**INSTRUCTION**
Give all the lines below again, exactly, with no pictures.

**PROVIDED INFORMATION**
---
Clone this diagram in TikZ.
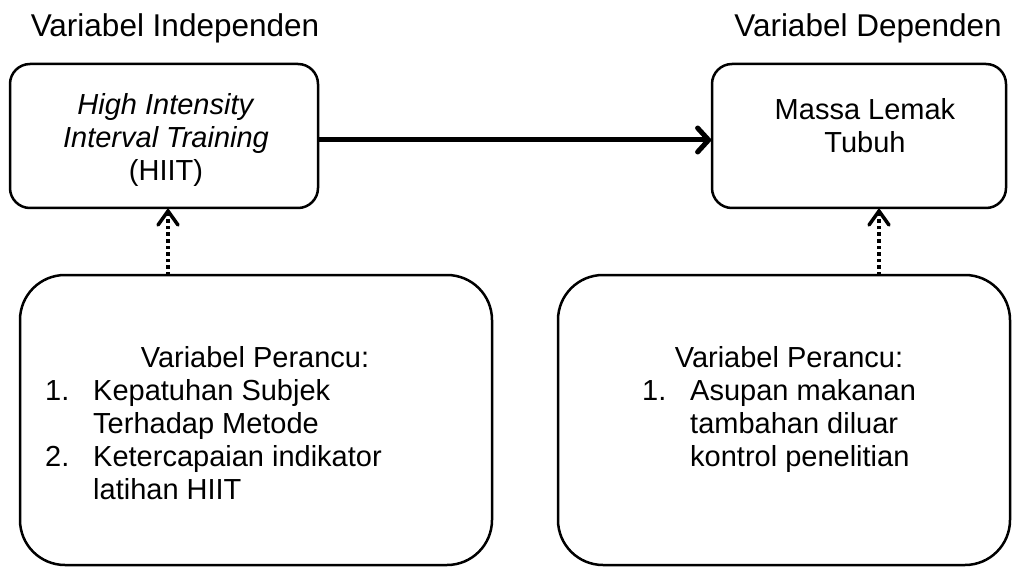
\documentclass[tikz,border=0pt]{standalone}
\usepackage{fontspec}
\setmainfont{Liberation Sans}
\usetikzlibrary{arrows.meta}
\begin{document}
\begin{tikzpicture}[x=1pt,y=-1pt,
    varbox/.style={draw, line width=2.5pt, rounded corners=20pt, inner sep=0pt, outer sep=0pt},
    bigbox/.style={varbox, rounded corners=45pt},
    txt/.style={inner sep=0pt, anchor=base, font=\fontsize{29}{33}\selectfont},
    heading/.style={txt, font=\fontsize{31.5}{36}\selectfont},
    mainarrow/.style={line width=5pt, -{Straight Barb[length=11pt,width=24pt,line cap=round]}},
    dotarrow/.style={line width=3.5pt, dash pattern=on 3.5pt off 3pt, -{Straight Barb[length=14pt,width=20pt,line cap=round]}}]
  \useasboundingbox (0,0) rectangle (1013,567);

  % headings
  \node[heading] (indep) at (175,37) {Variabel Independen};
  \node[heading] (dep) at (868,37) {Variabel Dependen};

  % top boxes
  \node[varbox, minimum width=308pt, minimum height=144pt] (hiit) at (164,136) {};
  \node[txt] (hiittext) at (166,115) {\begin{tabular}[t]{@{}c@{}}\textit{High Intensity}\\ \textit{Interval Training}\\ (HIIT)\end{tabular}};
  \node[varbox, minimum width=294pt, minimum height=144pt] (fat) at (859,136) {};
  \node[txt] (fattext) at (865,120) {\begin{tabular}[t]{@{}c@{}}Massa Lemak\\ Tubuh\end{tabular}};

  % bottom boxes
  \node[bigbox, minimum width=472pt, minimum height=290pt] (conf1) at (256,420) {};
  \node[txt] (conf1title) at (255,367) {Variabel Perancu:};
  \node[txt, anchor=base west] (conf1list) at (45,400) {\begin{tabular}[t]{@{}p{48pt}@{}l@{}}1. & Kepatuhan Subjek\\ & Terhadap Metode\\ 2. & Ketercapaian indikator\\ & latihan HIIT\end{tabular}};
  \node[bigbox, minimum width=452pt, minimum height=290pt] (conf2) at (784,420) {};
  \node[txt] (conf2title) at (789,367) {Variabel Perancu:};
  \node[txt, anchor=base west] (conf2list) at (642,400) {\begin{tabular}[t]{@{}p{48pt}@{}l@{}}1. & Asupan makanan\\ & tambahan diluar\\ & kontrol penelitian\end{tabular}};

  % arrows
  \draw[mainarrow] ([yshift=-4pt]hiit.east) -- ([yshift=-4pt]fat.west);
  \draw[dotarrow] ([xshift=4pt]hiit.south |- conf1.north) -- ([xshift=4pt]hiit.south);
  \draw[dotarrow] ([xshift=20pt]fat.south |- conf2.north) -- ([xshift=20pt]fat.south);
\end{tikzpicture}
\end{document}
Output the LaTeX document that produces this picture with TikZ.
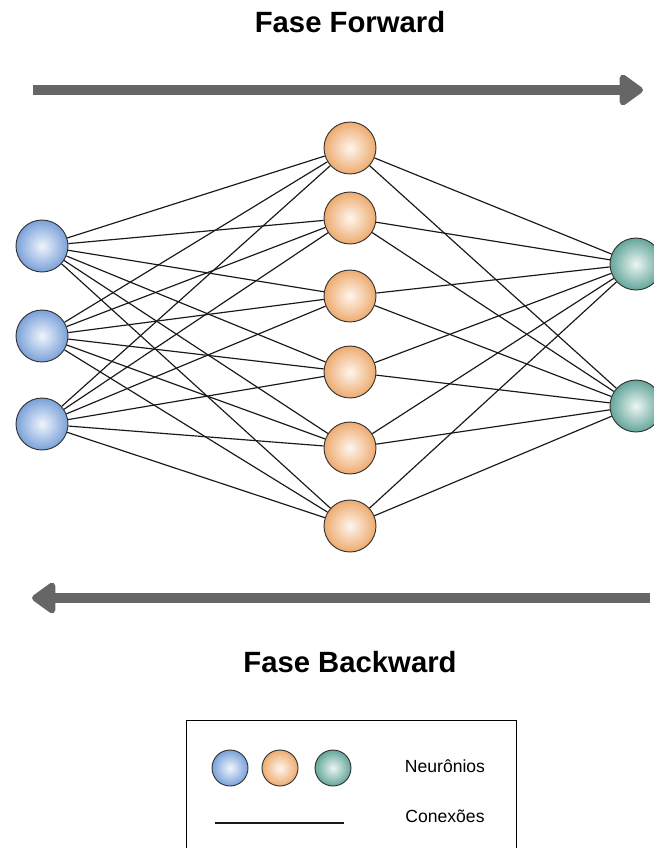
---
**EXPECTED OUTPUT**
Clone this diagram in TikZ.
\documentclass[tikz,border=0pt]{standalone}
\usepackage{fontspec}
\setmainfont{Liberation Sans}
\usetikzlibrary{arrows.meta}
\begin{document}
\begin{tikzpicture}[x=1pt,y=-1pt,
    varbox/.style={draw, line width=2.5pt, rounded corners=20pt, inner sep=0pt, outer sep=0pt},
    bigbox/.style={varbox, rounded corners=45pt},
    txt/.style={inner sep=0pt, anchor=base, font=\fontsize{29}{33}\selectfont},
    heading/.style={txt, font=\fontsize{31.5}{36}\selectfont},
    mainarrow/.style={line width=5pt, -{Straight Barb[length=11pt,width=24pt,line cap=round]}},
    dotarrow/.style={line width=3.5pt, dash pattern=on 3.5pt off 3pt, -{Straight Barb[length=14pt,width=20pt,line cap=round]}}]
  \useasboundingbox (0,0) rectangle (1013,567);

  % headings
  \node[heading] (indep) at (175,37) {Variabel Independen};
  \node[heading] (dep) at (868,37) {Variabel Dependen};

  % top boxes
  \node[varbox, minimum width=308pt, minimum height=144pt] (hiit) at (164,136) {};
  \node[txt] (hiittext) at (166,115) {\begin{tabular}[t]{@{}c@{}}\textit{High Intensity}\\ \textit{Interval Training}\\ (HIIT)\end{tabular}};
  \node[varbox, minimum width=294pt, minimum height=144pt] (fat) at (859,136) {};
  \node[txt] (fattext) at (865,120) {\begin{tabular}[t]{@{}c@{}}Massa Lemak\\ Tubuh\end{tabular}};

  % bottom boxes
  \node[bigbox, minimum width=472pt, minimum height=290pt] (conf1) at (256,420) {};
  \node[txt] (conf1title) at (255,367) {Variabel Perancu:};
  \node[txt, anchor=base west] (conf1list) at (45,400) {\begin{tabular}[t]{@{}p{48pt}@{}l@{}}1. & Kepatuhan Subjek\\ & Terhadap Metode\\ 2. & Ketercapaian indikator\\ & latihan HIIT\end{tabular}};
  \node[bigbox, minimum width=452pt, minimum height=290pt] (conf2) at (784,420) {};
  \node[txt] (conf2title) at (789,367) {Variabel Perancu:};
  \node[txt, anchor=base west] (conf2list) at (642,400) {\begin{tabular}[t]{@{}p{48pt}@{}l@{}}1. & Asupan makanan\\ & tambahan diluar\\ & kontrol penelitian\end{tabular}};

  % arrows
  \draw[mainarrow] ([yshift=-4pt]hiit.east) -- ([yshift=-4pt]fat.west);
  \draw[dotarrow] ([xshift=4pt]hiit.south |- conf1.north) -- ([xshift=4pt]hiit.south);
  \draw[dotarrow] ([xshift=20pt]fat.south |- conf2.north) -- ([xshift=20pt]fat.south);
\end{tikzpicture}
\end{document}
Output the LaTeX document that produces this picture with TikZ.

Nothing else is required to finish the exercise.